**The task**
Starting at the first line of the entries, extract each line up to and including the one that contains "(421,448) -- (442,427);", but leave out the pictures.

-- START --

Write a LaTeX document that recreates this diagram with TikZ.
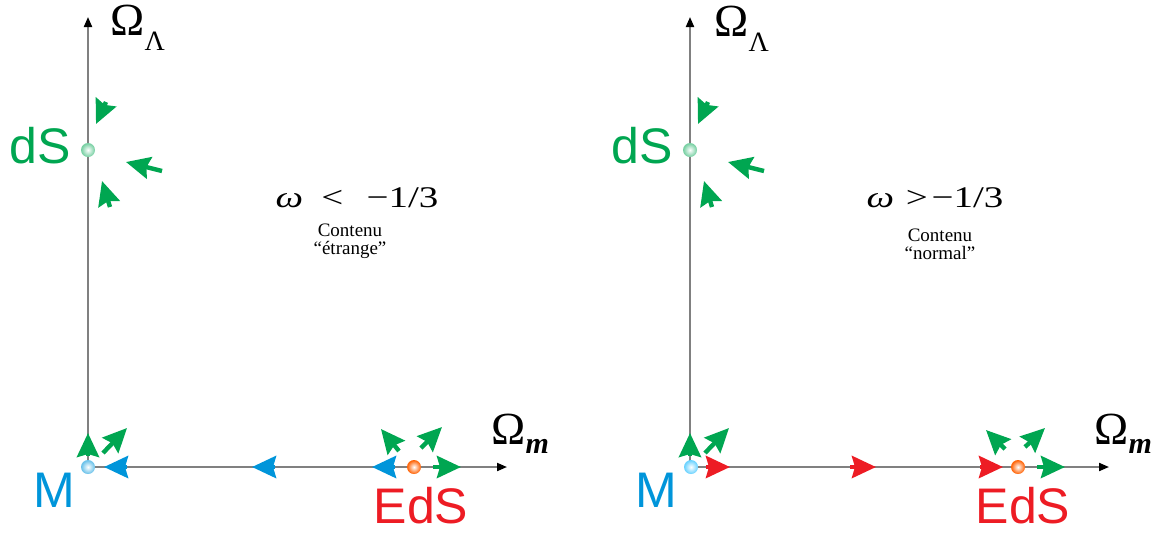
\documentclass[tikz,border=0pt]{standalone}
\usepackage{fontspec}
\setmainfont{Liberation Serif}
\newfontfamily\labfont{Liberation Sans}
\usetikzlibrary{arrows.meta}

\definecolor{dsgreen}{RGB}{0,166,81}
\definecolor{mblue}{RGB}{0,149,218}
\definecolor{edsred}{RGB}{237,28,36}
\definecolor{axisgray}{RGB}{128,128,128}

\begin{document}
\begin{tikzpicture}[
    x=0.5pt, y=-0.5pt,
    axis/.style={draw=axisgray, line width=1pt, -{Triangle[length=5pt, width=4pt, color=black]}},
    flow/.style={line width=2.2pt, -{Stealth[length=12pt, width=11pt, inset=1.5pt]}},
    pt/.style={circle, inner sep=0pt, minimum size=7pt, shading=radial, inner color=white},
    lab/.style={font=\labfont\fontsize{25}{25}\selectfont, inner sep=0pt},
    axlab/.style={font=\fontsize{23}{23}\selectfont, inner sep=0pt, anchor=base west},
    cond/.style={font=\fontsize{15}{15}\selectfont, inner sep=0pt},
    note/.style={font=\fontsize{9.5}{9}\selectfont, align=center, inner sep=0pt}
]
\useasboundingbox (0,0) rectangle (1157,532);

% left panel: w < -1/3
\coordinate (oL) at (88,467);
\coordinate (yL) at (88,17);
\coordinate (xL) at (507,467);
\draw[axis] (oL) -- (yL);
\draw[axis] (oL) -- (xL);

\node[axlab] (olL) at (110,35) {Ω\raisebox{-7.5pt}{\fontsize{14}{14}\selectfont Λ}};
\node[axlab] (omL) at (491,444) {Ω\raisebox{-4.5pt}{\fontsize{15}{15}\selectfont\bfseries\itshape m}};

\draw[flow, dsgreen] (106,102) -- (96,124);
\draw[flow, dsgreen] (162,171) -- (126,162);
\draw[flow, dsgreen] (110,207) -- (102,181);

\draw[flow, dsgreen] (88,456) -- (88,433);
\draw[flow, dsgreen] (103,453) -- (127,428);
\draw[flow, mblue] (127,467) -- (104,467);
\draw[flow, mblue] (275,467) -- (252,467);
\draw[flow, mblue] (395,467) -- (372,467);
\draw[flow, dsgreen] (433,467) -- (461,467);
\draw[flow, dsgreen] (399,451) -- (381,429);
\draw[flow, dsgreen] (421,448) -- (442,427);

\node[pt, outer color=dsgreen!55] (dSL) at (88,150) {};
\node[pt, outer color=mblue!60] (ML) at (88,467) {};
\node[pt, outer color=orange!75!red] (EdSL) at (414,467) {};

\node[lab, text=dsgreen] (dSlabL) at (40,146) {dS};
\node[lab, text=mblue] (MlabL) at (54,490) {M};
\node[lab, text=edsred] (EdSlabL) at (421,506) {EdS};

\node[cond] (condL) at (357,198) {\scalebox{1.3}[1]{\textit{ω}\hspace{7pt}<\hspace{9pt}−1/3}};
\node[note] (noteL) at (350,241) {Contenu\\“étrange”};

% right panel: w > -1/3
\begin{scope}[shift={(602,0)}]
\coordinate (oR) at (88,467);
\coordinate (yR) at (88,17);
\coordinate (xR) at (507,467);
\draw[axis] (oR) -- (yR);
\draw[axis] (oR) -- (xR);

\node[axlab] (olR) at (112,36) {Ω\raisebox{-7.5pt}{\fontsize{14}{14}\selectfont Λ}};
\node[axlab] (omR) at (492,444) {Ω\raisebox{-4.5pt}{\fontsize{15}{15}\selectfont\bfseries\itshape m}};

\draw[flow, dsgreen] (106,102) -- (96,124);
\draw[flow, dsgreen] (162,171) -- (126,162);
\draw[flow, dsgreen] (110,207) -- (102,181);

\draw[flow, dsgreen] (88,456) -- (88,433);
\draw[flow, dsgreen] (103,453) -- (127,428);
\draw[flow, edsred] (104,467) -- (128,467);
\draw[flow, edsred] (248,467) -- (274,467);
\draw[flow, edsred] (378,467) -- (401,467);
\draw[flow, dsgreen] (435,467) -- (463,467);
\draw[flow, dsgreen] (403,449) -- (384,430);
\draw[flow, dsgreen] (423,447) -- (443,428);

\node[pt, outer color=dsgreen!55] (dSR) at (88,150) {};
\node[pt, outer color=cyan!70!blue!60] (MR) at (89,467) {};
\node[pt, outer color=orange!75!red] (EdSR) at (416,467) {};

\node[lab, text=dsgreen] (dSlabR) at (40,146) {dS};
\node[lab, text=mblue] (MlabR) at (54,490) {M};
\node[lab, text=edsred] (EdSlabR) at (421,506) {EdS};

\node[cond] (condR) at (333,198) {\scalebox{1.3}[1]{\textit{ω}\hspace{4.5pt}>\hspace{1.5pt}−1/3}};
\node[note] (noteR) at (338,244) {Contenu\\“normal”};
\end{scope}

\end{tikzpicture}
\end{document}
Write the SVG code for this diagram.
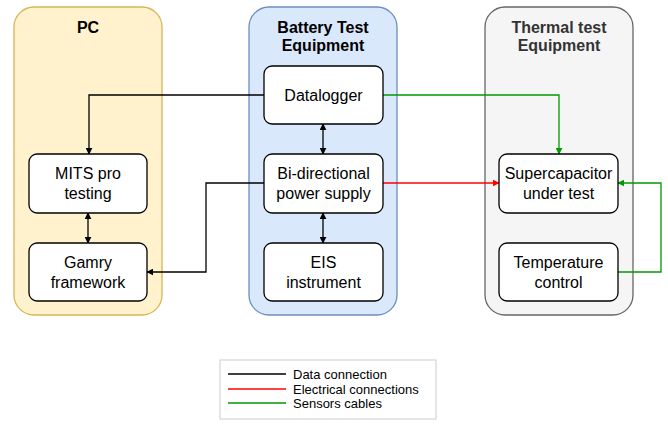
<svg xmlns="http://www.w3.org/2000/svg" width="668" height="424" viewBox="0 0 668 424">
<style>
.node rect{fill:#fff;stroke:#000;stroke-width:1.3}
.t{font-family:"Liberation Sans",Arial,sans-serif;font-size:16px;text-anchor:middle;fill:#000}
.h{font-family:"Liberation Sans",Arial,sans-serif;font-size:16px;font-weight:bold;text-anchor:middle}
.l{font-family:"Liberation Sans",Arial,sans-serif;font-size:13px;fill:#000}
.c{fill:none;stroke-width:1.3}
</style>
<defs>
<marker id="ak" viewBox="0 0 10 10" refX="9" refY="5" markerWidth="7" markerHeight="7" markerUnits="userSpaceOnUse" orient="auto-start-reverse"><path d="M0,0 L10,5 L0,10 Z" fill="#000"/></marker>
<marker id="ar" viewBox="0 0 10 10" refX="9" refY="5" markerWidth="7" markerHeight="7" markerUnits="userSpaceOnUse" orient="auto"><path d="M0,0 L10,5 L0,10 Z" fill="#ff0000"/></marker>
<marker id="ag" viewBox="0 0 10 10" refX="9" refY="5" markerWidth="7" markerHeight="7" markerUnits="userSpaceOnUse" orient="auto"><path d="M0,0 L10,5 L0,10 Z" fill="#009900"/></marker>
</defs>
<g id="pc"><rect x="14" y="7" width="148" height="308" rx="20" fill="#fff2cc" stroke="#d6b656" stroke-width="1.3"/><text class="h" x="88" y="33" fill="#000">PC</text></g>
<g id="battery"><rect x="249" y="7" width="148" height="308" rx="20" fill="#dae8fc" stroke="#6c8ebf" stroke-width="1.3"/><text class="h" x="323" y="33" fill="#000">Battery Test</text><text class="h" x="323" y="51" fill="#000">Equipment</text></g>
<g id="thermal"><rect x="485" y="7" width="148" height="308" rx="20" fill="#f5f5f5" stroke="#666" stroke-width="1.3"/><text class="h" x="559" y="33" fill="#333">Thermal test</text><text class="h" x="559" y="51" fill="#333">Equipment</text></g>
<g id="connectors">
<path class="c" stroke="#000" d="M264,95 H89 V154" marker-end="url(#ak)"/>
<path class="c" stroke="#000" d="M264,183 H206 V272 H147" marker-end="url(#ak)"/>
<path class="c" stroke="#000" d="M323,124 V154" marker-start="url(#ak)" marker-end="url(#ak)"/>
<path class="c" stroke="#000" d="M323,213 V243" marker-start="url(#ak)" marker-end="url(#ak)"/>
<path class="c" stroke="#000" d="M88,213 V243" marker-start="url(#ak)" marker-end="url(#ak)"/>
<path class="c" stroke="#009900" d="M383,95 H559 V154" marker-end="url(#ag)"/>
<path class="c" stroke="#ff0000" d="M383,183 H499" marker-end="url(#ar)"/>
<path class="c" stroke="#009900" d="M618,272 H661 V183 H618" marker-end="url(#ag)"/>
</g>
<g id="mits" class="node"><rect x="29" y="154" width="118" height="59" rx="8"/><text class="t" x="88" y="179">MITS pro</text><text class="t" x="88" y="199">testing</text></g>
<g id="gamry" class="node"><rect x="29" y="243" width="118" height="58" rx="8"/><text class="t" x="88" y="268">Gamry</text><text class="t" x="88" y="288">framework</text></g>
<g id="datalogger" class="node"><rect x="264" y="66" width="119" height="58" rx="8"/><text class="t" x="323.5" y="101">Datalogger</text></g>
<g id="bidir" class="node"><rect x="264" y="154" width="119" height="59" rx="8"/><text class="t" x="323.5" y="179">Bi-directional</text><text class="t" x="323.5" y="199">power supply</text></g>
<g id="eis" class="node"><rect x="264" y="243" width="119" height="58" rx="8"/><text class="t" x="323.5" y="268">EIS</text><text class="t" x="323.5" y="288">instrument</text></g>
<g id="supercap" class="node"><rect x="499" y="154" width="119" height="59" rx="8"/><text class="t" x="558.5" y="179">Supercapacitor</text><text class="t" x="558.5" y="199">under test</text></g>
<g id="temp" class="node"><rect x="499" y="243" width="119" height="58" rx="8"/><text class="t" x="558.5" y="268">Temperature</text><text class="t" x="558.5" y="288">control</text></g>
<g id="legend">
<rect x="220" y="360" width="216" height="59" fill="#fff" stroke="#ccc" stroke-width="1"/>
<line x1="228" y1="374" x2="286" y2="374" stroke="#000" stroke-width="1.3"/>
<line x1="228" y1="389" x2="286" y2="389" stroke="#ff0000" stroke-width="1.3"/>
<line x1="228" y1="403" x2="286" y2="403" stroke="#009900" stroke-width="1.3"/>
<text class="l" x="293" y="379">Data connection</text>
<text class="l" x="293" y="394">Electrical connections</text>
<text class="l" x="293" y="408">Sensors cables</text>
</g>
</svg>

-- END --

**Full answer**
Write a LaTeX document that recreates this diagram with TikZ.
\documentclass[tikz,border=0pt]{standalone}
\usepackage{fontspec}
\setmainfont{Liberation Serif}
\newfontfamily\labfont{Liberation Sans}
\usetikzlibrary{arrows.meta}

\definecolor{dsgreen}{RGB}{0,166,81}
\definecolor{mblue}{RGB}{0,149,218}
\definecolor{edsred}{RGB}{237,28,36}
\definecolor{axisgray}{RGB}{128,128,128}

\begin{document}
\begin{tikzpicture}[
    x=0.5pt, y=-0.5pt,
    axis/.style={draw=axisgray, line width=1pt, -{Triangle[length=5pt, width=4pt, color=black]}},
    flow/.style={line width=2.2pt, -{Stealth[length=12pt, width=11pt, inset=1.5pt]}},
    pt/.style={circle, inner sep=0pt, minimum size=7pt, shading=radial, inner color=white},
    lab/.style={font=\labfont\fontsize{25}{25}\selectfont, inner sep=0pt},
    axlab/.style={font=\fontsize{23}{23}\selectfont, inner sep=0pt, anchor=base west},
    cond/.style={font=\fontsize{15}{15}\selectfont, inner sep=0pt},
    note/.style={font=\fontsize{9.5}{9}\selectfont, align=center, inner sep=0pt}
]
\useasboundingbox (0,0) rectangle (1157,532);

% left panel: w < -1/3
\coordinate (oL) at (88,467);
\coordinate (yL) at (88,17);
\coordinate (xL) at (507,467);
\draw[axis] (oL) -- (yL);
\draw[axis] (oL) -- (xL);

\node[axlab] (olL) at (110,35) {Ω\raisebox{-7.5pt}{\fontsize{14}{14}\selectfont Λ}};
\node[axlab] (omL) at (491,444) {Ω\raisebox{-4.5pt}{\fontsize{15}{15}\selectfont\bfseries\itshape m}};

\draw[flow, dsgreen] (106,102) -- (96,124);
\draw[flow, dsgreen] (162,171) -- (126,162);
\draw[flow, dsgreen] (110,207) -- (102,181);

\draw[flow, dsgreen] (88,456) -- (88,433);
\draw[flow, dsgreen] (103,453) -- (127,428);
\draw[flow, mblue] (127,467) -- (104,467);
\draw[flow, mblue] (275,467) -- (252,467);
\draw[flow, mblue] (395,467) -- (372,467);
\draw[flow, dsgreen] (433,467) -- (461,467);
\draw[flow, dsgreen] (399,451) -- (381,429);
\draw[flow, dsgreen] (421,448) -- (442,427);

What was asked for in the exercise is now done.